Nearly seven years after the end of the Great Recession, the economy is starting to recover but it is bypassing far too many communities.

In some neighborhoods, nearly one-quarter of adults are high-school dropouts, more than half of adults aren't working and more than a quarter of the people live in poverty.

The gap between the richest and poorest is wider than ever, and the recession left many of the poor worse off than before.




Homeless man on the streets
Jason Doly | Getty Images
Homeless man on the streets

The unemployment rate overall has been cut in half since its peak during the recession but it's still nearly twice as high for African-Americans. It also obscures the fact that many of the employed are struggling: working two or even three jobs and still forced to rely on public assistance to feed their families and keep a roof over their heads.

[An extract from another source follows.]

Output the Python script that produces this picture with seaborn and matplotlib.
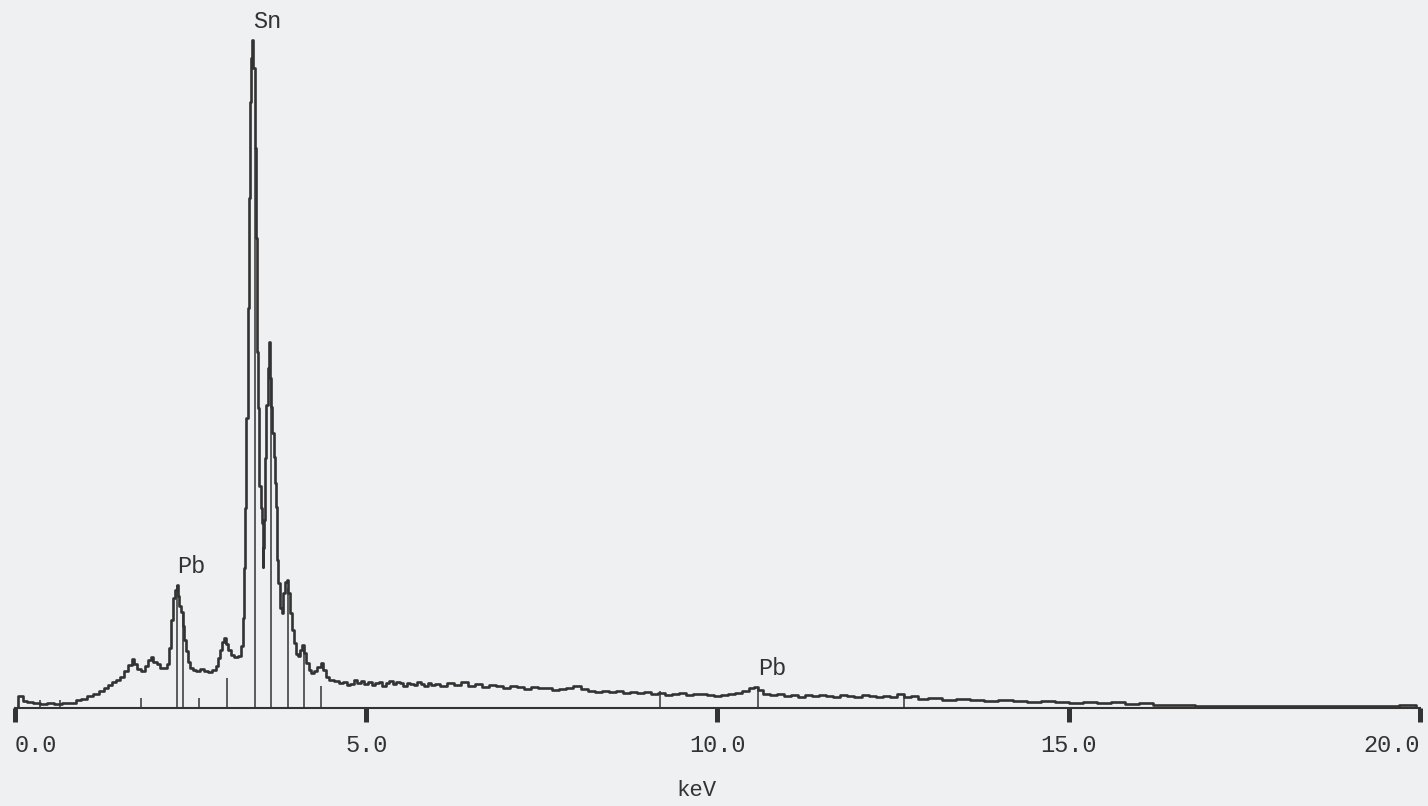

The failure of wages to keep pace with economic growth has, at last, driven a stake through the heart of the stale cliché, "a rising tide lifts all boats." Without immediate, targeted policies to address inequality, the rising tide threatens to drown our most vulnerable.

Meanwhile, these same vulnerable populations are watching the single most important tool for affecting positive social change whittled away by discriminatory voter suppression laws.

The National Urban League, in partnership with other civil rights and economic justice advocates, has developed a public policy agenda targeting the primary challenges facing African-Americans, urban communities and all low-income and working-class Americans. This agenda addresses five main goals:

  • Economic parity for people of color
  • Equity in educational opportunity
  • Protection and defense of voting rights
  • Elimination of health-care disparities
  • Comprehensive criminal-justice reform

While economic growth alone won't reduce income inequality, it does mean an elevated standard of living and a fertile environment for progressive economic policies to take root.

We need polices that not only stimulate economic growth but also create family-sustaining jobs include a heavy investment in infrastructure (targeted to distressed communities) that includes job training and placement for workers in these communities; development of a "Buy American" initiative promoting and incentivizing the purchase of American-manufactured goods; expansion of small-business lending; and an increase in the federal minimum wage.

It's no coincidence that the decline of economic opportunity in urban and distressed communities has coincided with the erosion of voting rights in those same communities. To our dismay, we have seen cutbacks in early voting, discriminatory identification requirements, unnecessarily onerous registration procedures and purges of the voting rolls. Elected leaders have no incentive to pursue economic justice if the very people harmed by regressive policies can't vote.

The urgency to close the economic gap is not only a reflection of the desperation of the poor; inequality contributes to instability of the economy as a whole. Good jobs mean healthy, stable communities and the fulfillment of our commitment to a more perfect union.